Opening Line
The novel opens with a metaphor that hangs like a specter over the title. "Deacon Cuffy Lambkin of Five Ends Baptist Church be a dead man on a cloudy September afternoon in 1969." Lambkin is better known in his community as Sportcoat. On that afternoon, he shot a powerful drug dealer. He becomes a dead man walking as this act has just put a target on his back.
Segregation
Baseball is a huge element of the novel. Since it takes place within the African American milieu, this means memories of segregation. "Negro league players had leg muscles like rocks. They ran the bases so fast they were a blur." The metaphorical language here attests more to the recollection of the past than the literal reality. It is also a commentary on how segregation intended to instill a sense of inferiority often fosters the exact opposite result. In memory, the players in the Negro League take on a mythic status that makes them more than mere mortals.
Cool Rage
A fellow named Elefante has swiftly moved from lightness to darkness as "a familiar seething spread inside him, like a black oil slick sliding into place." This is a metaphorical portrait of rage marked by cool silence rather than fiery anger. The image of a sludgy buildup of slow-moving emotional transformation is made more tangible with the word choice.
Statue of Liberty
The supreme symbol of America as a land of unfettered opportunity is given a makeover that matches the statue's historical transformation from shining like a new penny into looking like a moldy coin.

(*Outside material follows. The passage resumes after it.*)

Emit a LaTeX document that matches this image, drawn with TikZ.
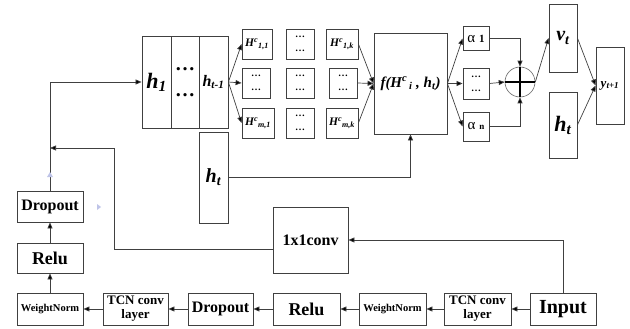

It was now "a gigantic copper reminder that this city was a grinding factory that diced the poor man’s dreams worse than any cotton gin or sugarcane field from the old country." The symbolism of the statue in the harbor shifts from representing the American Dream to symbolizing dashed hopes and crushed spirits. In doing so, it becomes one of the story's most powerful uses of metaphor.
Redemption
Ultimately, this is a novel about redemption. The redemption is centered upon the character of Sportscoat. "He felt like a radio tuning in to a new channel, one that was beginning to fuzz into range, slowly coming in clear, proper." This simile is the essence of redemptive tales. These stories all move toward and become all about this moment of clarity.